> _TASK DETAILS_: Give back only the lines from the one that contains "Rebuild this chart" through the one that contains "189.0625, 192.1875, 195.3125, 198.4375, 201.5625];", word for word and without images.

--- MATERIAL PROVIDED ---

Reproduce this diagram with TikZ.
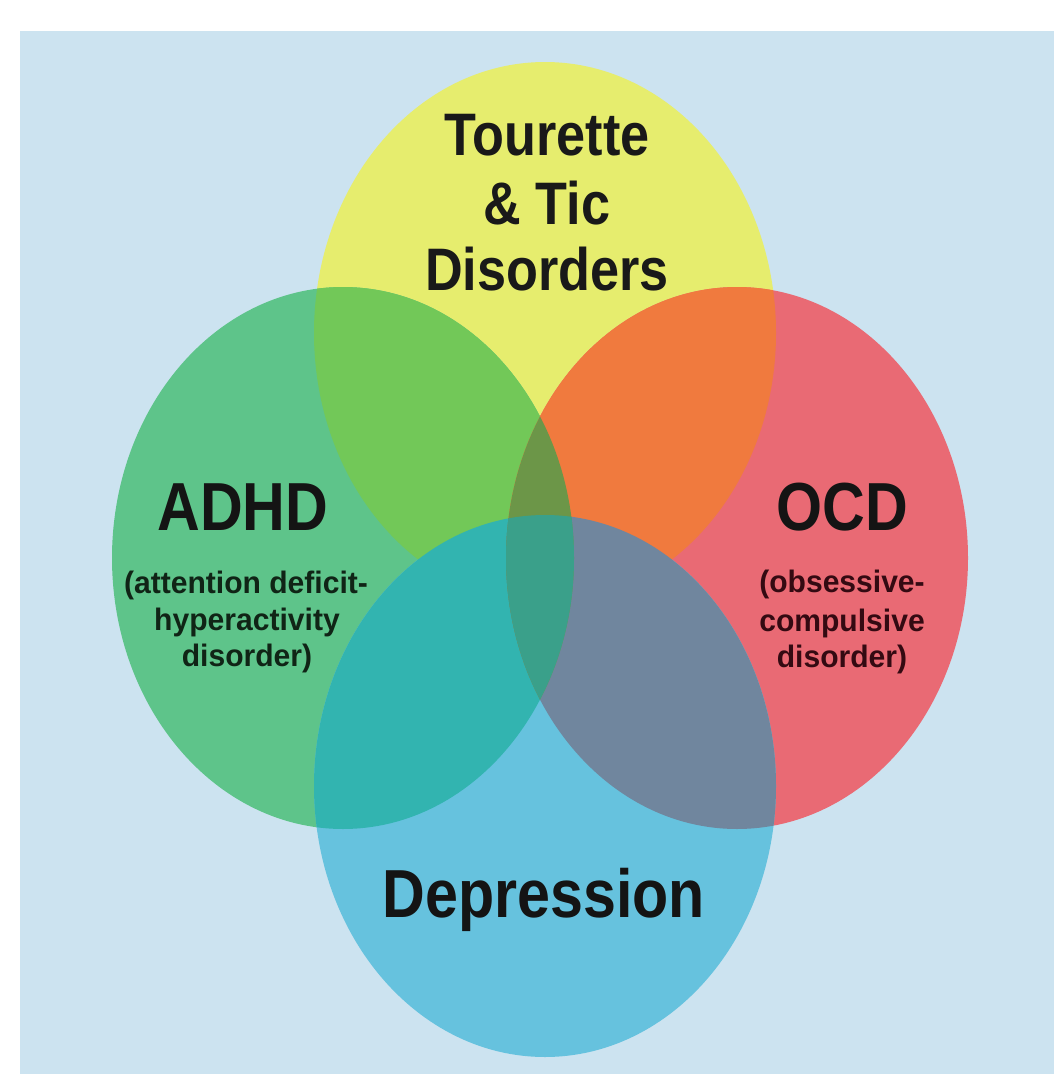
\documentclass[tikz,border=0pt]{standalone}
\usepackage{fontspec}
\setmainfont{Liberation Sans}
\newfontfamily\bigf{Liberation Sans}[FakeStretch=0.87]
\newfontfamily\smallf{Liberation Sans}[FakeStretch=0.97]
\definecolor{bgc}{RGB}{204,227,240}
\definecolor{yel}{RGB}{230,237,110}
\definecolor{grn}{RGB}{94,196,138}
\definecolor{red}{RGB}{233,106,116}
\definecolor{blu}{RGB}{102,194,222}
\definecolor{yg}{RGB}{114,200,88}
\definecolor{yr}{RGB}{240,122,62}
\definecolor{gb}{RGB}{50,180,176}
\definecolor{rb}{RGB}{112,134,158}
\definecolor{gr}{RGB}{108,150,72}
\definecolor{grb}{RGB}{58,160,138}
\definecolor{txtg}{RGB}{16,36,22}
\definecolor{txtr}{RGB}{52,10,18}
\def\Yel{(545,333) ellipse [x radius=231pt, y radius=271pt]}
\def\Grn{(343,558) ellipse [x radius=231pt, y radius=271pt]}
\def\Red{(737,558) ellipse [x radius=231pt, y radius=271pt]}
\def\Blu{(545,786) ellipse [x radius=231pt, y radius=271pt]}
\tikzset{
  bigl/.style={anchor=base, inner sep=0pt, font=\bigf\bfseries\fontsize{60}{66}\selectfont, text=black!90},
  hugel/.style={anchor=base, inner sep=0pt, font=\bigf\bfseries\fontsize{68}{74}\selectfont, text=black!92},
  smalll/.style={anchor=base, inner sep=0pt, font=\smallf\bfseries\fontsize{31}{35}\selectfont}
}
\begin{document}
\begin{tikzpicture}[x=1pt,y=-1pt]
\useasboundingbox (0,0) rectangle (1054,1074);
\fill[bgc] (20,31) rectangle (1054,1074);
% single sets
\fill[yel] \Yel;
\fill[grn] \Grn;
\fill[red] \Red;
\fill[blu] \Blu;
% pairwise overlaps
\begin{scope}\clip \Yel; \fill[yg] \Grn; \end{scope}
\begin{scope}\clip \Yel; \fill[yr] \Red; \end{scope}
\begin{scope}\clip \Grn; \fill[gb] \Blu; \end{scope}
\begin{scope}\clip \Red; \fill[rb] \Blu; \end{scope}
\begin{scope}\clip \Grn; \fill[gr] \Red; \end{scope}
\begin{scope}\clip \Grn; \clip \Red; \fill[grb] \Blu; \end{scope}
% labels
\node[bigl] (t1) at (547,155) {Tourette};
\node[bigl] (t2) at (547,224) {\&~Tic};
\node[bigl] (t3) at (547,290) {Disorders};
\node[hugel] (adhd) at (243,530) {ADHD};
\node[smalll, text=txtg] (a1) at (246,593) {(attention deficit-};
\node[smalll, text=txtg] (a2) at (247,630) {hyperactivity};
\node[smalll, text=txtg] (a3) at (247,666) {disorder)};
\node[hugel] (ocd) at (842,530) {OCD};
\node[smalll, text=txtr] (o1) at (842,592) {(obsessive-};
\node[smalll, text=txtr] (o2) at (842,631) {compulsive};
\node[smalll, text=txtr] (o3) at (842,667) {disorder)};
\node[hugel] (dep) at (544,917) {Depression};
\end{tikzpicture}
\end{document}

---
--- MATERIAL PROVIDED ---

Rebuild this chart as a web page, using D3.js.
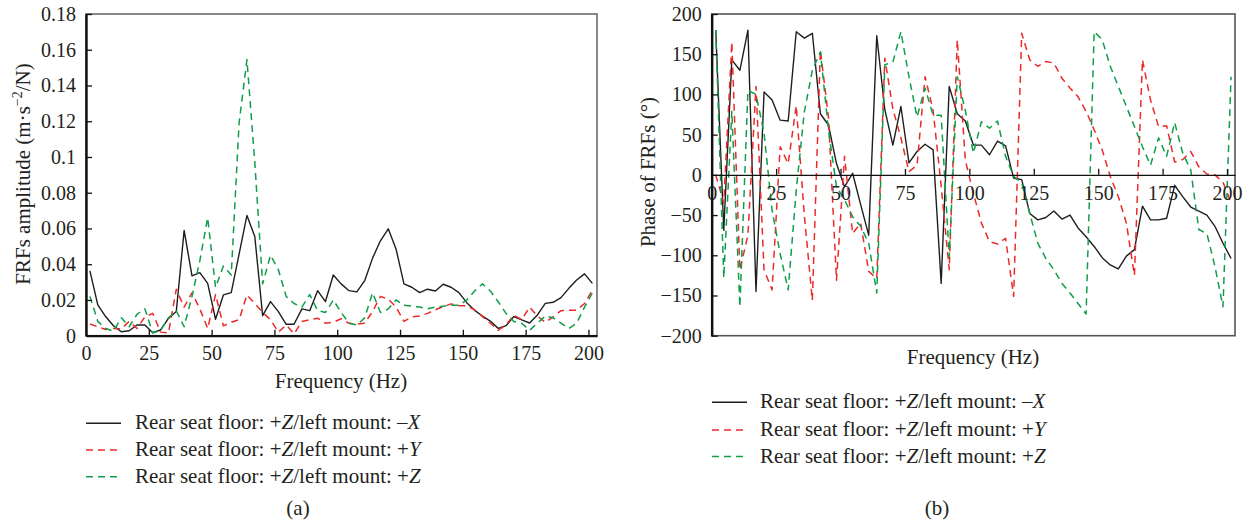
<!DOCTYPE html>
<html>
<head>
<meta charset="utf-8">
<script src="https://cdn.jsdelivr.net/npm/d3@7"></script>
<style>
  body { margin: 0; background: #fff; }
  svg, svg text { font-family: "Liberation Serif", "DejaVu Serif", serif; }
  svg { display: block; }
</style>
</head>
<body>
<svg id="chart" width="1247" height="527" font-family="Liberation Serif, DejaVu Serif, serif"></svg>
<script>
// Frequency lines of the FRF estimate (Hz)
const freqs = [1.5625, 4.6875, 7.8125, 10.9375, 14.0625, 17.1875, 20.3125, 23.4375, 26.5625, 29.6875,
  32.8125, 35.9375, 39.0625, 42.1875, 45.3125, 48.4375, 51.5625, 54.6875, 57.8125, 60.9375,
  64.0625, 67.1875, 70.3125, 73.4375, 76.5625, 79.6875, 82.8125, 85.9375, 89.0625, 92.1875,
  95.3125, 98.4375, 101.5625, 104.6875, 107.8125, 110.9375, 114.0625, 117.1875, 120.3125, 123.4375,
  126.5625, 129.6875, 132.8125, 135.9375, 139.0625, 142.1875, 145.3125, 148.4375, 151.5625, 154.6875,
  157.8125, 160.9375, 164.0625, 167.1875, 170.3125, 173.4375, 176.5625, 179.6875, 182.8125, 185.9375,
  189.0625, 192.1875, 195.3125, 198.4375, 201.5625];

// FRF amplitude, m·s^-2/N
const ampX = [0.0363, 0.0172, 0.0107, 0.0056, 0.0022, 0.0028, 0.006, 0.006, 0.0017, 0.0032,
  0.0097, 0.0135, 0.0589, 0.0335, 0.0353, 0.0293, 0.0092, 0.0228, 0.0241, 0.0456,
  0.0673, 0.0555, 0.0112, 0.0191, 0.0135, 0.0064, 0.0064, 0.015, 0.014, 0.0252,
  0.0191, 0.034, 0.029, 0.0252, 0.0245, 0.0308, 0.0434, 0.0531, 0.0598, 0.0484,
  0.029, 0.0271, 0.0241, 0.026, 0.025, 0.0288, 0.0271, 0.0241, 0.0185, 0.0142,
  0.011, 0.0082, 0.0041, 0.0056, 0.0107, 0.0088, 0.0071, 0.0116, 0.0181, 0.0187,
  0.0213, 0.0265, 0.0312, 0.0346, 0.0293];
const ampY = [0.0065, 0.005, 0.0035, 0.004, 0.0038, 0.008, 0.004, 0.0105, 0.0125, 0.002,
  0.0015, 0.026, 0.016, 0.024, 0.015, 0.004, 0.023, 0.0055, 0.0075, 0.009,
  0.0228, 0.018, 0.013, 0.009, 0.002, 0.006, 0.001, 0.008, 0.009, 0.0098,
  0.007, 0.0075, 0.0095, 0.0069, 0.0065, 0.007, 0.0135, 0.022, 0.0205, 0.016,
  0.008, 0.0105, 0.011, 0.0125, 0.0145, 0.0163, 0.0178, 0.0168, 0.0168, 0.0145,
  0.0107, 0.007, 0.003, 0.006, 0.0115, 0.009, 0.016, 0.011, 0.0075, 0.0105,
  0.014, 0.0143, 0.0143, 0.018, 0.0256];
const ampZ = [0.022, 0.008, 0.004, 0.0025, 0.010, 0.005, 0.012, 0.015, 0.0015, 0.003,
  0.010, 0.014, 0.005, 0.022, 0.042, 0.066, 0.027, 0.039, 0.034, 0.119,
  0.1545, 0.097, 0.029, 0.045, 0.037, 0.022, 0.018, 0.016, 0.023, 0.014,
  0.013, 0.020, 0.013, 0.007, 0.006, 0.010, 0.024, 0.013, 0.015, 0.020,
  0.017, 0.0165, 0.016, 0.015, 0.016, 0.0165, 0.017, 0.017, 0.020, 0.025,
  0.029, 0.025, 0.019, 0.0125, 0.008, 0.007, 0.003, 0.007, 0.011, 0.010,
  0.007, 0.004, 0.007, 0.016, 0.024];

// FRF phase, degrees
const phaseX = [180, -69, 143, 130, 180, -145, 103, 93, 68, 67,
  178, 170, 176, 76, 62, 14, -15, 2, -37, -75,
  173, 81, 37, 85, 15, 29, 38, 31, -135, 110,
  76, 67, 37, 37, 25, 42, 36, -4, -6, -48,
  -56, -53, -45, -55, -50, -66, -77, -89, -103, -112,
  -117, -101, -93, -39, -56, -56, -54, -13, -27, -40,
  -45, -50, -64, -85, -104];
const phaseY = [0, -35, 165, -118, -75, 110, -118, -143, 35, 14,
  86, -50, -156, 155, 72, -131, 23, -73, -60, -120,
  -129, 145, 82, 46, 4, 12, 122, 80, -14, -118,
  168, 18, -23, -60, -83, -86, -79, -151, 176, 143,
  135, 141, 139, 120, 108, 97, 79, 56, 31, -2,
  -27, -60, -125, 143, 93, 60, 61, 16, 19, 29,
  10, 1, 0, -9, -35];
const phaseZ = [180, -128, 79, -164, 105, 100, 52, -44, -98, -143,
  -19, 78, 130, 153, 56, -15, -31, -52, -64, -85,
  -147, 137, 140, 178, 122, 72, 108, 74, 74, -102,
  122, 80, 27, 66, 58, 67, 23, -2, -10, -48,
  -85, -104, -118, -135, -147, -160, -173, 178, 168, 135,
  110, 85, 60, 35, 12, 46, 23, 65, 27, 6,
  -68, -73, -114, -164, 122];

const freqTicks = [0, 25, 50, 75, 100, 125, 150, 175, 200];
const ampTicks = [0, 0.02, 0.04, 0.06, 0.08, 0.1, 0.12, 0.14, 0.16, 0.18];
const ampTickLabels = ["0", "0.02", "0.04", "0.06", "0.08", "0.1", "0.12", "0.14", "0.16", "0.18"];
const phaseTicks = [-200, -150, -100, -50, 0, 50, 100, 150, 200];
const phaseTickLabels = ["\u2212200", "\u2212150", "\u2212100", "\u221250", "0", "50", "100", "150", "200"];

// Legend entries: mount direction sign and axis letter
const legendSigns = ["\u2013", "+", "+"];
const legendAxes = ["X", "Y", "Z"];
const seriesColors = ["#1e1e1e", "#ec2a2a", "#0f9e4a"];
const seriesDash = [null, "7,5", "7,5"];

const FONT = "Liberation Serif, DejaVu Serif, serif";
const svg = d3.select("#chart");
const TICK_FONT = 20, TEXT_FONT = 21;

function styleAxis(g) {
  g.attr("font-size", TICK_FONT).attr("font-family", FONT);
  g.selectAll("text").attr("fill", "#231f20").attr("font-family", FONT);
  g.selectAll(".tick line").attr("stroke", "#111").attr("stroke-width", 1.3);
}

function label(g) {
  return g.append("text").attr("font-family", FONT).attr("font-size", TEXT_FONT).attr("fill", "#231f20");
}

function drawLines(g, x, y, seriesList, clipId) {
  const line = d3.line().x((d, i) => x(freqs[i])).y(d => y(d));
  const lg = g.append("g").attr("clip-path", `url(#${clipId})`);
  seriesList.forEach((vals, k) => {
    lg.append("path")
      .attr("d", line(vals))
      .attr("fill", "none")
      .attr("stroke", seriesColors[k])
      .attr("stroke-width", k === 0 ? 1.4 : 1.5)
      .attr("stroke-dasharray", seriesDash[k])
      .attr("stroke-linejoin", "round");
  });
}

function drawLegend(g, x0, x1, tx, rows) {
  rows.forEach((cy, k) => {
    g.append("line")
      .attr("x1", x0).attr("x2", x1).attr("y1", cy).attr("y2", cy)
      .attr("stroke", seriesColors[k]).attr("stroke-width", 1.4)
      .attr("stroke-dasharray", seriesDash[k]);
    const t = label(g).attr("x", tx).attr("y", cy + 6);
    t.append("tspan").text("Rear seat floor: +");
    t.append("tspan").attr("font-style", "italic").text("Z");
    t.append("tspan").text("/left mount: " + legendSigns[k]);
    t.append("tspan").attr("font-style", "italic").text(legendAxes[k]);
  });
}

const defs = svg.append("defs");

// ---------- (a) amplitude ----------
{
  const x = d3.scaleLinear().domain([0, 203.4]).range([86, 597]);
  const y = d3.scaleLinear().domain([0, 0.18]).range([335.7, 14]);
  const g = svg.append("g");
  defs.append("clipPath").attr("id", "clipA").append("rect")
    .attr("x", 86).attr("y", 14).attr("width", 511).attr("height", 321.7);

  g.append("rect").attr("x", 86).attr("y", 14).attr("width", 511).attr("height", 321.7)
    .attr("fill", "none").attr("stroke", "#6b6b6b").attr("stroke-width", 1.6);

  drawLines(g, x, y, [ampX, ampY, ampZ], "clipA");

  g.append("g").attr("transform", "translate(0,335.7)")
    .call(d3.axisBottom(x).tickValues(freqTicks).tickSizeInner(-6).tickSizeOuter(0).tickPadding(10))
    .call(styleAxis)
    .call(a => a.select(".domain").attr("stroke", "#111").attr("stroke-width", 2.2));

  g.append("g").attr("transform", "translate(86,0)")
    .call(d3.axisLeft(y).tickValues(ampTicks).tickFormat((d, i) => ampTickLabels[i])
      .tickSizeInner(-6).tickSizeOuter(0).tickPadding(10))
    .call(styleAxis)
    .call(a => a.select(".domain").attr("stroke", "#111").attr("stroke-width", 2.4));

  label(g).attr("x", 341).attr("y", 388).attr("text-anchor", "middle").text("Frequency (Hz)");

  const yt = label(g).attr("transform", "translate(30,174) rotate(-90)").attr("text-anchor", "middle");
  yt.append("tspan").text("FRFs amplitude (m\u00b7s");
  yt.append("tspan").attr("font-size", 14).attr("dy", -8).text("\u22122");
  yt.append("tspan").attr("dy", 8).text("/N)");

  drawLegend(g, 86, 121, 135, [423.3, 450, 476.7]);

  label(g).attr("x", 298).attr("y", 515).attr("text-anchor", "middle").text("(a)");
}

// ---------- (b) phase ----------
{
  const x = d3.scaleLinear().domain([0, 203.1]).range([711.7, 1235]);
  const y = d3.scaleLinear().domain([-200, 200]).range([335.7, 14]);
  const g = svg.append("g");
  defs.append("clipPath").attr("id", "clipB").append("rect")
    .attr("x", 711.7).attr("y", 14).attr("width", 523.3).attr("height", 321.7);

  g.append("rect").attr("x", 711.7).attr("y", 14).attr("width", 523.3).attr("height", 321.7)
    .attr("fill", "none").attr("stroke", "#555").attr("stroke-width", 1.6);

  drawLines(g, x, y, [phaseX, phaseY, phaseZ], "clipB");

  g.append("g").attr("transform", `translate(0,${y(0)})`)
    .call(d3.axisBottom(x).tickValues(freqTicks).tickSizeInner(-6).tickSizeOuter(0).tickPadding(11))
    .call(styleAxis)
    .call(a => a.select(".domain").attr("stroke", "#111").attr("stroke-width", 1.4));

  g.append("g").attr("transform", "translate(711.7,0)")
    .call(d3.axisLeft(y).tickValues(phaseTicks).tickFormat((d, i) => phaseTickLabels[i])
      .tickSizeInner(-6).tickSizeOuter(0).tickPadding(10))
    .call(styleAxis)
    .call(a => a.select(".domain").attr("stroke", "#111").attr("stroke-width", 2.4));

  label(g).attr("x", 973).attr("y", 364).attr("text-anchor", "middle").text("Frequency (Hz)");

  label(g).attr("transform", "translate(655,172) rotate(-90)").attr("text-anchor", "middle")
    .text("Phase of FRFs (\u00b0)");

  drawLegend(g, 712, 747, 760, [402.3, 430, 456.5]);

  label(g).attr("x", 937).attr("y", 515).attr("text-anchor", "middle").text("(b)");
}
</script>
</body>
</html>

---

> _ANSWER TO THIS TASK_:
Rebuild this chart as a web page, using D3.js.
<!DOCTYPE html>
<html>
<head>
<meta charset="utf-8">
<script src="https://cdn.jsdelivr.net/npm/d3@7"></script>
<style>
  body { margin: 0; background: #fff; }
  svg, svg text { font-family: "Liberation Serif", "DejaVu Serif", serif; }
  svg { display: block; }
</style>
</head>
<body>
<svg id="chart" width="1247" height="527" font-family="Liberation Serif, DejaVu Serif, serif"></svg>
<script>
// Frequency lines of the FRF estimate (Hz)
const freqs = [1.5625, 4.6875, 7.8125, 10.9375, 14.0625, 17.1875, 20.3125, 23.4375, 26.5625, 29.6875,
  32.8125, 35.9375, 39.0625, 42.1875, 45.3125, 48.4375, 51.5625, 54.6875, 57.8125, 60.9375,
  64.0625, 67.1875, 70.3125, 73.4375, 76.5625, 79.6875, 82.8125, 85.9375, 89.0625, 92.1875,
  95.3125, 98.4375, 101.5625, 104.6875, 107.8125, 110.9375, 114.0625, 117.1875, 120.3125, 123.4375,
  126.5625, 129.6875, 132.8125, 135.9375, 139.0625, 142.1875, 145.3125, 148.4375, 151.5625, 154.6875,
  157.8125, 160.9375, 164.0625, 167.1875, 170.3125, 173.4375, 176.5625, 179.6875, 182.8125, 185.9375,
  189.0625, 192.1875, 195.3125, 198.4375, 201.5625];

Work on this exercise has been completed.